Enron and Theranos Alert readers - both of you - will recall my February, 2021, summary of Bad Blood: Secrets and Lies in a Silicon Valley Startup by John Carreyrou. That book exposed the fraud behind Theranos, a start-up created by Elizabeth Holmes, a bright Stanford dropout, who claimed that her company had developed a small machine that could quickly do a battery of tests with one or two drops of blood. It turns out that the machine never worked, but she managed to raise $8 billion from impressed investors. Theranos, her company, was run by two crooks, specifically Elizabeth and her boyfriend. Most of the employees believed that the test machine worked. Dozens of employees who sensed that all was not well stepped up to speak with Elizabeth and board members about their concerns. Usually, they were fired, but a few did bring their concerns to the Wall Street Journal and to the Food and Drug Administration. Those courageous whistleblowers caused Theranos’s demise. 

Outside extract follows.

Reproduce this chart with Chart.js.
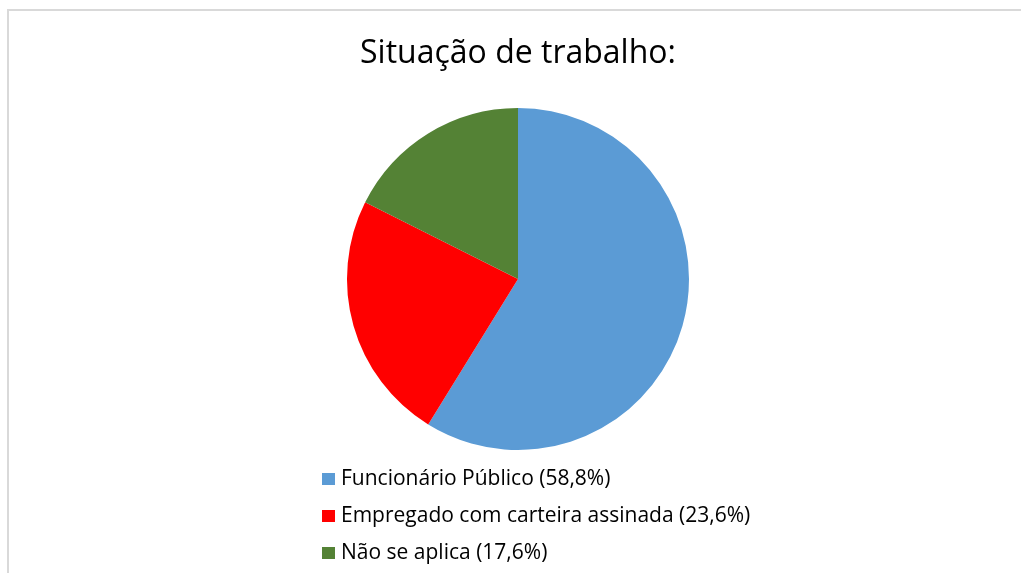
<!DOCTYPE html>
<html>
<head>
<meta charset="utf-8">
<script src="https://cdn.jsdelivr.net/npm/chart.js@4"></script>
<style>
  html, body { margin: 0; padding: 0; background: #fff; overflow: hidden; }
  #frame { position: absolute; left: 7px; top: 9px; right: 0; bottom: 0; border-left: 2px solid #d9d9d9; border-top: 2px solid #d9d9d9; }
  #wrap { position: absolute; left: 0; top: 0; width: 1021px; height: 573px; }
</style>
</head>
<body>
<div id="frame"></div>
<div id="wrap"><canvas id="situacaoChart" width="1021" height="573"></canvas></div>
<script>
const categories = ["Funcionário Público", "Empregado com carteira assinada", "Não se aplica"];
const percentages = [58.8, 23.6, 17.6];
const colors = ["#5B9BD5", "#FF0000", "#548235"];
const labels = categories.map((c, i) => c + " (" + percentages[i].toFixed(1).replace(".", ",") + "%)");

const fontFamily = "'Open Sans', Lato, sans-serif";

// vertical legend under the pie, drawn from the chart's own legend items
const listLegend = {
    id: "listLegend",
    afterDraw(chart) {
        const ctx = chart.ctx;
        const items = chart.options.plugins.legend.labels.generateLabels(chart);
        ctx.save();
        ctx.font = "21px " + fontFamily;
        ctx.textBaseline = "middle";
        ctx.textAlign = "left";
        items.forEach((item, i) => {
            const y = 479 + i * 37;
            ctx.fillStyle = item.fillStyle;
            ctx.fillRect(322, y - 6, 13, 12);
            ctx.fillStyle = "#000";
            ctx.fillText(item.text, 341, y);
        });
        ctx.restore();
    }
};

const ctx = document.getElementById("situacaoChart").getContext("2d");
new Chart(ctx, {
    type: "pie",
    data: {
        labels: labels,
        datasets: [{
            data: percentages,
            backgroundColor: colors,
            borderWidth: 0
        }]
    },
    options: {
        responsive: false,
        animation: false,
        layout: {
            padding: { top: 0, bottom: 123, left: 15, right: 0 }
        },
        plugins: {
            legend: { display: false },
            tooltip: { enabled: false },
            title: {
                display: true,
                text: "Situação de trabalho:",
                color: "#000",
                font: { family: fontFamily, size: 32, weight: "normal", lineHeight: 1.2 },
                padding: { top: 35, bottom: 34.6 }
            }
        }
    },
    plugins: [listLegend]
});
</script>
</body>
</html>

In Enron’s case, many people were in on and actively promoting the fraud. The 600 CPAs, most middle managers, the traders who made the deals, and all senior managers were in on it. The entire corporate culture was fraudulent, not just a few leaders at the top. Enron was rotten to the core. 

Did anything change after Enron? Probably not. After the bankruptcy, there were some serious laws passed by Congress. But, in the book’s Afterword, the authors point out that the mortgage crisis of 2007-2008 was much worse than anything Enron did. Perhaps more on point is the fact that the major financial institutions played more games with accounting than had Enron. Citigroup bundled $50 billion worth of sub-prime mortgages (translation: likely to not be paid) in a financial instrument and told potential investors that the exposure was only $13 billion. Like Enron, they lied. This was typical of the too-big-to-fail crowd. When the dust settled, many people lost their homes, but only one irrelevant middle manager did any time for his crimes. Some finance leaders had to pay small fines, but their companies made billions in the fraudulent run-up to the recession from which it took us years to recover.